▶ [Recorded data]

···

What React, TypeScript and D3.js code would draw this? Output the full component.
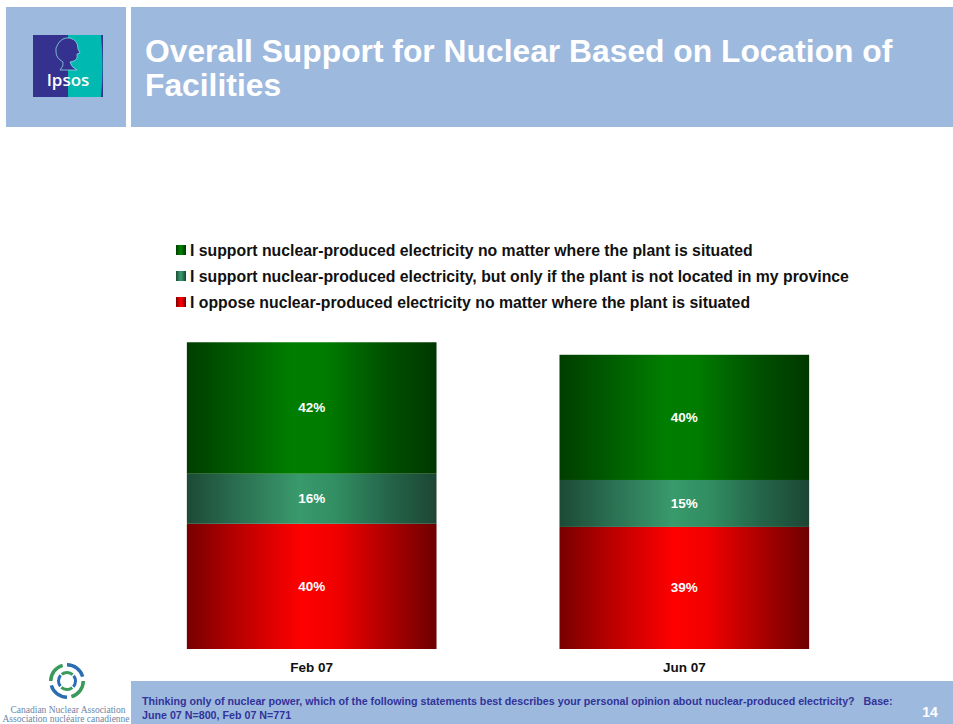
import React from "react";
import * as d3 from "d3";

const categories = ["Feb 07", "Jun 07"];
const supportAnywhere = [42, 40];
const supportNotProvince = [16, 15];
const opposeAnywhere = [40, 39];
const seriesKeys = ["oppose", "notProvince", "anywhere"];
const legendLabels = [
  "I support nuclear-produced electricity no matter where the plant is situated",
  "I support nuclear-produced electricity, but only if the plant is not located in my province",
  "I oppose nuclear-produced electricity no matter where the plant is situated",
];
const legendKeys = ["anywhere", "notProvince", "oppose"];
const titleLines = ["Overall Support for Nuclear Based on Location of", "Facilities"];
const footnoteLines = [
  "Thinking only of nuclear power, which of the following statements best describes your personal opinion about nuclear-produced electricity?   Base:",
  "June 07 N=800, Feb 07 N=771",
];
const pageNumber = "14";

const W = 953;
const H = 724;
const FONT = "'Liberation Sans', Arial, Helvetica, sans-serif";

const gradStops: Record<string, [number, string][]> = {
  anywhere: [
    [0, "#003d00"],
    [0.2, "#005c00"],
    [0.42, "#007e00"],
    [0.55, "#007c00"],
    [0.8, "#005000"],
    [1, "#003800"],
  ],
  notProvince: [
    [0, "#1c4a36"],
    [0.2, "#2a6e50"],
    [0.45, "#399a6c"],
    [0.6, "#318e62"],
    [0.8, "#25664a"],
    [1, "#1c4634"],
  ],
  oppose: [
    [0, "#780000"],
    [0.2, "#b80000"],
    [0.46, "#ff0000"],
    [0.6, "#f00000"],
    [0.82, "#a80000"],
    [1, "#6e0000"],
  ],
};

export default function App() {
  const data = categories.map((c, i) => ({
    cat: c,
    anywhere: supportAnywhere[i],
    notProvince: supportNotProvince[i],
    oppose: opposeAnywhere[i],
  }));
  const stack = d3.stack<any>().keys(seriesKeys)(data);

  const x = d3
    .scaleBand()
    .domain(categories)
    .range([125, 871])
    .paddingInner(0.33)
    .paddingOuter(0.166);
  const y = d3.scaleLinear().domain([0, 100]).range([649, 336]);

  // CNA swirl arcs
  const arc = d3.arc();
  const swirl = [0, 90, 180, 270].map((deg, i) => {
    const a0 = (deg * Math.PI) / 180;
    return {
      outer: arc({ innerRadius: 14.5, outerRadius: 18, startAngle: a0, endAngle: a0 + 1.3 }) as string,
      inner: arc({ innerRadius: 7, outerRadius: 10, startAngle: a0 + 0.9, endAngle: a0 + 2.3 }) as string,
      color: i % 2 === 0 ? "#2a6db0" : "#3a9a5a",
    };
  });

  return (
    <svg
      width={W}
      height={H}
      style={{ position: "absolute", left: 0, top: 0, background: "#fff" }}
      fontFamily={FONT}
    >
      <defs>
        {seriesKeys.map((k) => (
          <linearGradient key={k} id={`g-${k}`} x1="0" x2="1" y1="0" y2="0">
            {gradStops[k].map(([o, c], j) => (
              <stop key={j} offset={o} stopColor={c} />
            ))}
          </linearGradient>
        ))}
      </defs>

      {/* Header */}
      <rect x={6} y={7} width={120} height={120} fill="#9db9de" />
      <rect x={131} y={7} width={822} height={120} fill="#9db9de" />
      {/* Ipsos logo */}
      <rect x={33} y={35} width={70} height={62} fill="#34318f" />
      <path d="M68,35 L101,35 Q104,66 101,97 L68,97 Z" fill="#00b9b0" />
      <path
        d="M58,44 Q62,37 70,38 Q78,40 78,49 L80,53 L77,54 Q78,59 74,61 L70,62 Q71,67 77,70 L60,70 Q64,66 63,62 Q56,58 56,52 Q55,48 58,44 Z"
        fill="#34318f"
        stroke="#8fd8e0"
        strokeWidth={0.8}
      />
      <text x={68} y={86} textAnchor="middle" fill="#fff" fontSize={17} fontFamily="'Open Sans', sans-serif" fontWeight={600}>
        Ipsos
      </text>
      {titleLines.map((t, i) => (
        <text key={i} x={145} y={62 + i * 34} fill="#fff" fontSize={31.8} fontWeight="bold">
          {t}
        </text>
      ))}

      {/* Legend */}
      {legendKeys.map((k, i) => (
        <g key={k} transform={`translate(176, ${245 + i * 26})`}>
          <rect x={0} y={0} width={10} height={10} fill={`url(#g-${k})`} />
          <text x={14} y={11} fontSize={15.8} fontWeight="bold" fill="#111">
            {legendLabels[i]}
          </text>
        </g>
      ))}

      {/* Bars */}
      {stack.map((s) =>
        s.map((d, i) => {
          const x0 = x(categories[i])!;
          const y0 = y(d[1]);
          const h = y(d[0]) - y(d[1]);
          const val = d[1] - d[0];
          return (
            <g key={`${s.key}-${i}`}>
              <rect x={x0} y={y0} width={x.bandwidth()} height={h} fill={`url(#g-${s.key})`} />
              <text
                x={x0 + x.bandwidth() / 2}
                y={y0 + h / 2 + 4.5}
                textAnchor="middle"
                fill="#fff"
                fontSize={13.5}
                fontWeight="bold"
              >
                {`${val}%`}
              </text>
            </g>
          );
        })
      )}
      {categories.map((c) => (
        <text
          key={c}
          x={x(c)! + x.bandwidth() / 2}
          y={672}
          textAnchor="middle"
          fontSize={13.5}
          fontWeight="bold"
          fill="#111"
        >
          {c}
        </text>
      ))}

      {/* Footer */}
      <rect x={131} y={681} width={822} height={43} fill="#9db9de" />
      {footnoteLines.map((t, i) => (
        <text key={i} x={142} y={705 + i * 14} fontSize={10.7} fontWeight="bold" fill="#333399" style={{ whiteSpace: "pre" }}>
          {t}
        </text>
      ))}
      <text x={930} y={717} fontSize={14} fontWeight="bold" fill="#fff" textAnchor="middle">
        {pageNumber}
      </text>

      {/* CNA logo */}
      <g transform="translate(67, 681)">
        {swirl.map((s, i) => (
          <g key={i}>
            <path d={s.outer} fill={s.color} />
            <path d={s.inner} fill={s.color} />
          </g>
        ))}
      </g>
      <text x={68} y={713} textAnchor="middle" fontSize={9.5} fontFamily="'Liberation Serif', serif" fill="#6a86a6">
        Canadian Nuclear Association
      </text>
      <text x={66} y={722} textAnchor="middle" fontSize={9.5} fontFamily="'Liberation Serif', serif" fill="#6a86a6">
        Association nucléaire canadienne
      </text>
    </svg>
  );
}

···

▶ [Short task] Please reproduce the listing exactly from its opening line through the line that contains "import * as", both included, with all pictures omitted.

▶ [Written reply]
What React, TypeScript and D3.js code would draw this? Output the full component.
import React from "react";
import * as d3 from "d3";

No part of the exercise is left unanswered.